Directive: Take the material below and extract the lines from the one with "Give me the TikZ source for this diagram." through the one with "[\s] (c\n) at", word for word, without pictures.

Entries with chart source code:
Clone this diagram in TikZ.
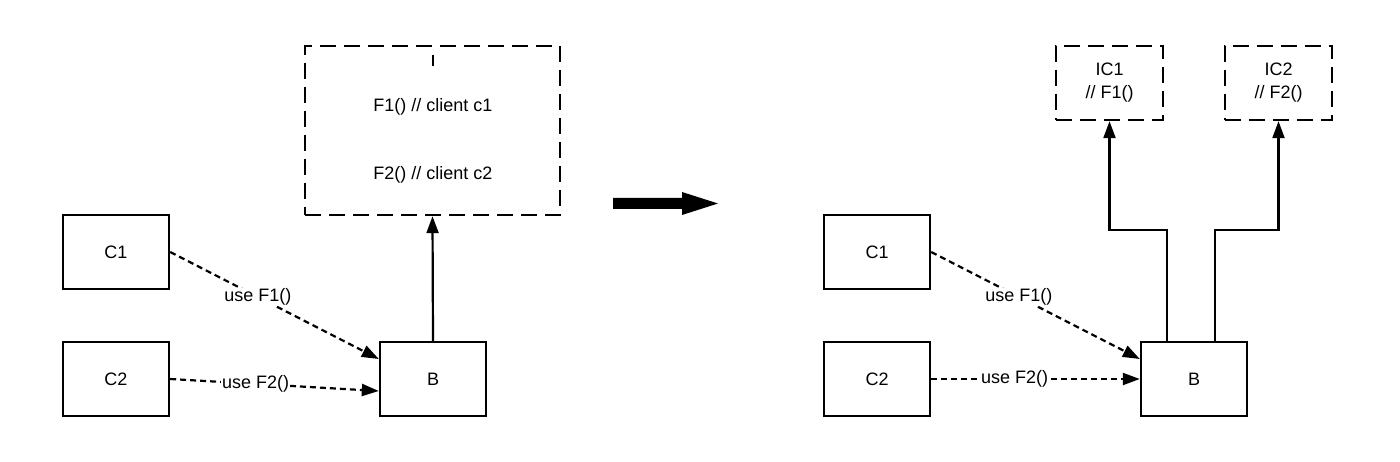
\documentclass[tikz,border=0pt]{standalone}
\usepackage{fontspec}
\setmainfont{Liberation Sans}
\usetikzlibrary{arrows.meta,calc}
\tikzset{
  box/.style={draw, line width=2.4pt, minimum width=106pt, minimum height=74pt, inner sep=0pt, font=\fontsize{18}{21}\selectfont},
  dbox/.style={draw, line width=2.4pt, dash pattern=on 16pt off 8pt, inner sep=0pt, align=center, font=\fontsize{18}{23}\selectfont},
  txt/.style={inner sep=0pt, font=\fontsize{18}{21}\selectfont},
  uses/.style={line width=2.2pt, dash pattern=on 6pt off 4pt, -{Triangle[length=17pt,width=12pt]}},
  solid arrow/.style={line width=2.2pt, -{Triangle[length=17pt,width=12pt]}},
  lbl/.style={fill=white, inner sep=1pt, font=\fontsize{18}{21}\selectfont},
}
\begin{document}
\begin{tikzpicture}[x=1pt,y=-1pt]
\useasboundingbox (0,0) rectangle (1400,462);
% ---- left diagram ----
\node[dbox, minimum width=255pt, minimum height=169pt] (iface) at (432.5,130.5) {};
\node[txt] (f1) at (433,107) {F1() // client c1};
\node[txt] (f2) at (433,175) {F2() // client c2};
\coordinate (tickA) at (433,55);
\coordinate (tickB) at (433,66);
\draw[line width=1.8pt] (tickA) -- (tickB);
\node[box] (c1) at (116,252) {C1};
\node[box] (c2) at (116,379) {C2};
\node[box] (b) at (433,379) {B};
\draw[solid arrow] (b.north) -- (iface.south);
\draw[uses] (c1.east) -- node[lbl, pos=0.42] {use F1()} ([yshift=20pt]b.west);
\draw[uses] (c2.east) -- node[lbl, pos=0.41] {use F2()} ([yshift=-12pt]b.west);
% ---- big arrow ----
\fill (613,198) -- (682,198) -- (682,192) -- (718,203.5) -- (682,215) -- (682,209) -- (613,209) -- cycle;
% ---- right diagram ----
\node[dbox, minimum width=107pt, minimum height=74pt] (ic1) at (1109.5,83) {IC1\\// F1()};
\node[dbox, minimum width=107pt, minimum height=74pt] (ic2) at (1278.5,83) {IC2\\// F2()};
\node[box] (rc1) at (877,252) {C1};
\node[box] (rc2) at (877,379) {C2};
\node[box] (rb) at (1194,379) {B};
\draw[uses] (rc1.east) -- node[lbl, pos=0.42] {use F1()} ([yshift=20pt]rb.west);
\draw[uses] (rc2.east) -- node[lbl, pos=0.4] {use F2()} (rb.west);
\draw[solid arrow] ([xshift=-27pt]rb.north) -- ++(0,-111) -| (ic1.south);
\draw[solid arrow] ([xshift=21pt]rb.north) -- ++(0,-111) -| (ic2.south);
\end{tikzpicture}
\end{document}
==
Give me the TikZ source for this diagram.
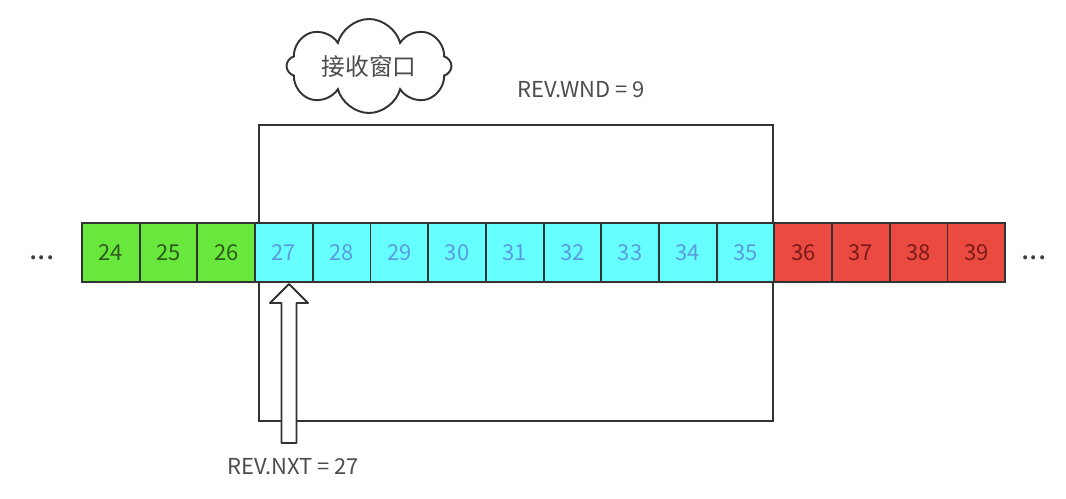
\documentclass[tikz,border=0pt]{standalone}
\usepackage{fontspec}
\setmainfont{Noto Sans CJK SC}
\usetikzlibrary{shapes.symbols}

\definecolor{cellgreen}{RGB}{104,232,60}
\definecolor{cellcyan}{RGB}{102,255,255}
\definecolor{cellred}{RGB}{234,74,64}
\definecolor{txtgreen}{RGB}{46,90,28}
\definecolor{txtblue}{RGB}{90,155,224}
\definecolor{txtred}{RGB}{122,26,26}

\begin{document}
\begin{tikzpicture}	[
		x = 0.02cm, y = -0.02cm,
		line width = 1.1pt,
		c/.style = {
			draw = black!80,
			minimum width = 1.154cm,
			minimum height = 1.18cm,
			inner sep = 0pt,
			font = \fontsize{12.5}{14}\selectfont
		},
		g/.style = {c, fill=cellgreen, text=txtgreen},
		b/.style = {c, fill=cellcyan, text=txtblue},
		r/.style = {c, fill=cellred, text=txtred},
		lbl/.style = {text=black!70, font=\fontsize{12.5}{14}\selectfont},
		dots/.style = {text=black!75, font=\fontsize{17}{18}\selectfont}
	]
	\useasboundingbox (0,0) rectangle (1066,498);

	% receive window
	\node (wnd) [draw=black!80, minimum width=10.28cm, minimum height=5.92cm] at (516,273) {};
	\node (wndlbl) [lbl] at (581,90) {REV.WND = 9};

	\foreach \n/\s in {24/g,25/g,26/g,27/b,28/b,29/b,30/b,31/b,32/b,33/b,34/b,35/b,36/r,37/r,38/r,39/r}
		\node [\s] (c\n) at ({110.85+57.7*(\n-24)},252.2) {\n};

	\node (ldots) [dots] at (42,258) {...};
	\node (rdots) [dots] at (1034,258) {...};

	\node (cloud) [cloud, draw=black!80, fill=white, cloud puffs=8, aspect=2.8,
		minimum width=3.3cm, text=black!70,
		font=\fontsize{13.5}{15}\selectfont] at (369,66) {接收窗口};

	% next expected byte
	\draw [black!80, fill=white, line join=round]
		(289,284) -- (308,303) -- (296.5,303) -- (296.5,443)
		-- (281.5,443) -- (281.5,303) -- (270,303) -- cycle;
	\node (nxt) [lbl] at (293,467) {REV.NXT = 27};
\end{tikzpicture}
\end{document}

Task solution:
Give me the TikZ source for this diagram.
\documentclass[tikz,border=0pt]{standalone}
\usepackage{fontspec}
\setmainfont{Noto Sans CJK SC}
\usetikzlibrary{shapes.symbols}

\definecolor{cellgreen}{RGB}{104,232,60}
\definecolor{cellcyan}{RGB}{102,255,255}
\definecolor{cellred}{RGB}{234,74,64}
\definecolor{txtgreen}{RGB}{46,90,28}
\definecolor{txtblue}{RGB}{90,155,224}
\definecolor{txtred}{RGB}{122,26,26}

\begin{document}
\begin{tikzpicture}	[
		x = 0.02cm, y = -0.02cm,
		line width = 1.1pt,
		c/.style = {
			draw = black!80,
			minimum width = 1.154cm,
			minimum height = 1.18cm,
			inner sep = 0pt,
			font = \fontsize{12.5}{14}\selectfont
		},
		g/.style = {c, fill=cellgreen, text=txtgreen},
		b/.style = {c, fill=cellcyan, text=txtblue},
		r/.style = {c, fill=cellred, text=txtred},
		lbl/.style = {text=black!70, font=\fontsize{12.5}{14}\selectfont},
		dots/.style = {text=black!75, font=\fontsize{17}{18}\selectfont}
	]
	\useasboundingbox (0,0) rectangle (1066,498);

	% receive window
	\node (wnd) [draw=black!80, minimum width=10.28cm, minimum height=5.92cm] at (516,273) {};
	\node (wndlbl) [lbl] at (581,90) {REV.WND = 9};

	\foreach \n/\s in {24/g,25/g,26/g,27/b,28/b,29/b,30/b,31/b,32/b,33/b,34/b,35/b,36/r,37/r,38/r,39/r}
		\node [\s] (c\n) at ({110.85+57.7*(\n-24)},252.2) {\n};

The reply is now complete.